# Considering Upgrading to a Canon 30D



## cbay (Apr 11, 2006)

Hi Everyone!

I'm considering upgrading to a 30D as my 350D cant keep up to the sport photos as slightly slow. Plus about time I upgraded. What are people's opinions on this camera?


----------



## hot shot (Apr 11, 2006)

erm you do know the 30d can only shoot up to 5fps


----------



## DocFrankenstein (Apr 11, 2006)

hot shot said:
			
		

> erm you do know the 30d can only shoot up to 5fps


Considering he's shooting with a rebel...

There's a world of difference in fps, AF and shutter lag between the 2 cameras. Buy it if you need it.

The will be no difference in image quality though.

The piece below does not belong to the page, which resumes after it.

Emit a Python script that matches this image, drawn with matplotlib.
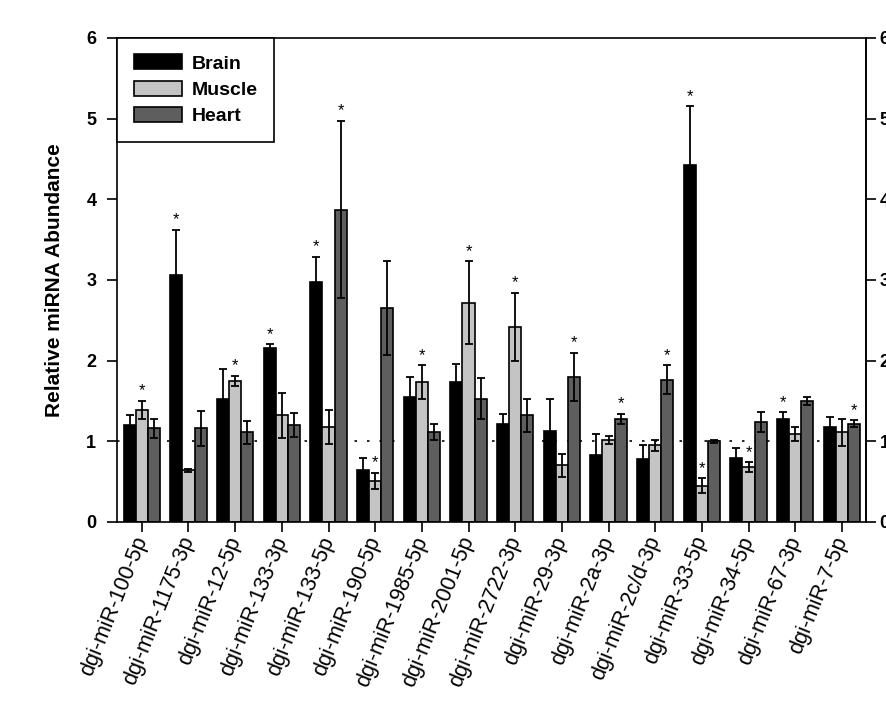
import matplotlib
matplotlib.use("Agg")
import matplotlib.pyplot as plt
import matplotlib.transforms as mtransforms
import numpy as np

plt.rcParams['font.family'] = ['Liberation Sans', 'DejaVu Sans']

# miRNA names
labels = ['dgi-miR-100-5p', 'dgi-miR-1175-3p', 'dgi-miR-12-5p', 'dgi-miR-133-3p',
          'dgi-miR-133-5p', 'dgi-miR-190-5p', 'dgi-miR-1985-5p', 'dgi-miR-2001-5p',
          'dgi-miR-2722-3p', 'dgi-miR-29-3p', 'dgi-miR-2a-3p', 'dgi-miR-2c/d-3p',
          'dgi-miR-33-5p', 'dgi-miR-34-5p', 'dgi-miR-67-3p', 'dgi-miR-7-5p']

# relative abundance (mean) and error
brain = [1.20, 3.06, 1.52, 2.15, 2.97, 0.65, 1.55, 1.73, 1.21, 1.13, 0.83, 0.78, 4.43, 0.79, 1.27, 1.18]
brain_err = [0.13, 0.56, 0.37, 0.05, 0.32, 0.14, 0.25, 0.23, 0.13, 0.39, 0.26, 0.17, 0.72, 0.13, 0.09, 0.12]
muscle = [1.39, 0.64, 1.75, 1.32, 1.18, 0.51, 1.73, 2.72, 2.42, 0.70, 1.02, 0.95, 0.45, 0.68, 1.09, 1.11]
muscle_err = [0.11, 0.02, 0.06, 0.28, 0.21, 0.10, 0.21, 0.51, 0.42, 0.14, 0.05, 0.07, 0.09, 0.06, 0.09, 0.17]
heart = [1.16, 1.16, 1.11, 1.20, 3.87, 2.65, 1.11, 1.53, 1.32, 1.80, 1.28, 1.76, 1.00, 1.24, 1.50, 1.22]
heart_err = [0.12, 0.22, 0.14, 0.15, 1.10, 0.58, 0.10, 0.25, 0.20, 0.30, 0.06, 0.18, 0.02, 0.12, 0.05, 0.04]

# which bars carry a significance star
brain_star = [0, 1, 0, 1, 1, 0, 0, 0, 0, 0, 0, 0, 1, 0, 1, 0]
muscle_star = [1, 0, 1, 0, 0, 1, 1, 1, 1, 0, 0, 0, 1, 1, 0, 0]
heart_star = [0, 0, 0, 0, 1, 0, 0, 0, 0, 1, 1, 1, 0, 0, 0, 1]

x = np.arange(len(labels))
w = 0.26

fig = plt.figure(figsize=(8.87, 7.15), dpi=100)
ax = fig.add_axes([0.132, 0.270, 0.844, 0.677])

ax.axhline(1, color='black', linestyle=(0, (1.5, 6)), linewidth=1.2, zorder=0)

series = [(brain, brain_err, brain_star, 'black', 'Brain', -w),
          (muscle, muscle_err, muscle_star, '#c4c4c4', 'Muscle', 0),
          (heart, heart_err, heart_star, '#5e5e5e', 'Heart', w)]

for vals, errs, stars, col, name, off in series:
    ax.bar(x + off, vals, w, color=col, edgecolor='black', linewidth=1.2,
           label=name, zorder=2)
    ax.errorbar(x + off, vals, yerr=errs, fmt='none', ecolor='black',
                elinewidth=1.3, capsize=3, capthick=1.3, zorder=3)
    for xi, v, e, s in zip(x + off, vals, errs, stars):
        if s:
            ax.text(xi, v + e + 0.03, '*', ha='center', va='bottom',
                    fontsize=12, zorder=4)

ax.set_xlim(-0.53, 15.51)
ax.set_ylim(0, 6)
ax.set_yticks(range(7))
ax.set_xticks(x)
ax.set_xticklabels(labels, rotation=68, ha='right', va='center',
                   rotation_mode='anchor', fontsize=15.5)
shift = mtransforms.ScaledTranslation(9 / 100, -6 / 100, fig.dpi_scale_trans)
for lab in ax.get_xticklabels():
    lab.set_transform(lab.get_transform() + shift)
ax.tick_params(axis='x', direction='out', length=7, width=1.2, pad=4)
ax.tick_params(axis='y', direction='out', length=7, width=1.2, labelsize=13,
               pad=8)
for lab in ax.get_yticklabels():
    lab.set_fontweight('bold')
for sp in ax.spines.values():
    sp.set_linewidth(1.2)

# right-hand axis (labels run off the edge, as in the original figure)
rax = ax.secondary_yaxis('right')
rax.set_yticks(range(7))
rax.tick_params(direction='out', length=7, width=1.2, labelsize=13, pad=3)
rax.spines['right'].set_linewidth(1.2)
for lab in rax.get_yticklabels():
    lab.set_fontweight('bold')

ax.set_ylabel('Relative miRNA Abundance', fontsize=15, fontweight='bold',
              labelpad=16)

leg = ax.legend(loc='upper left', bbox_to_anchor=(0, 1), borderaxespad=0,
                fancybox=False, edgecolor='black', framealpha=1,
                prop={'weight': 'bold', 'size': 14}, handlelength=2.5,
                handleheight=0.8, handletextpad=0.5, labelspacing=0.42,
                borderpad=0.85)
leg.get_frame().set_linewidth(1.2)

fig.savefig('out.png', dpi=100)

I am personally holding out for something with 45 AF points, sealed body and full frame. A few market analysts have suggested that this year will be the largest in DSLR sales after which a relative saturation point will be reached. This kinda makes sense, 300D and 10D from 5? years ago produce ALMOST as good a picture as the current 30D. At least at ISO 400<

So hopefully the price for a FF body will be less than 2K$ sometime in 2007

Until then the my high ISO digital pics will have "character" to them. :mrgreen:


----------



## darich (Apr 11, 2006)

Do you mean that camera can't take enough shots per second?
or are your shutter speeds to slow?
or is there too much camera lag?
or are your reflexes too slow?  

Be careful about upgrading the body because it may be your lenses. In that case you'll be back where you started but with a more expensive body.
Have you tried increasing the ISO and widneing the aperture? Unless it's the fps you want increased, I'll be surprised if it's the camera body that's too slow.
If the Doc is right then i'd say that 5fps is among the fastest you'll get without going mental on your budget.


----------



## cbay (Apr 11, 2006)

Well, I personally think its okay but people have turned me down for jobs such as london marathon because apparently my equipment is too slow and they reccomended the 20D at least. Which i can only see the fps is different between the two cameras.


----------



## 'Daniel' (Apr 11, 2006)

The 20D can fire at 1/8000 as opposed to 1/4000 of the 350D


----------



## hot shot (Apr 11, 2006)

Daniel said:
			
		

> The 20D can fire at 1/8000 as opposed to 1/4000 of the 350D



yea but im shooting 300mph dragsters and dont go anly lower than 1/100th

erm what about just buying a 30d badge lie or also do the old yea ma 1d is broken so im using my 350d today once you are there there's not tooo much there going to do bout it ???


----------



## DocFrankenstein (Apr 11, 2006)

cbay said:
			
		

> Well, I personally think its okay but people have turned me down for jobs such as london marathon because apparently my equipment is too slow and they reccomended the 20D at least. Which i can only see the fps is different between the two cameras.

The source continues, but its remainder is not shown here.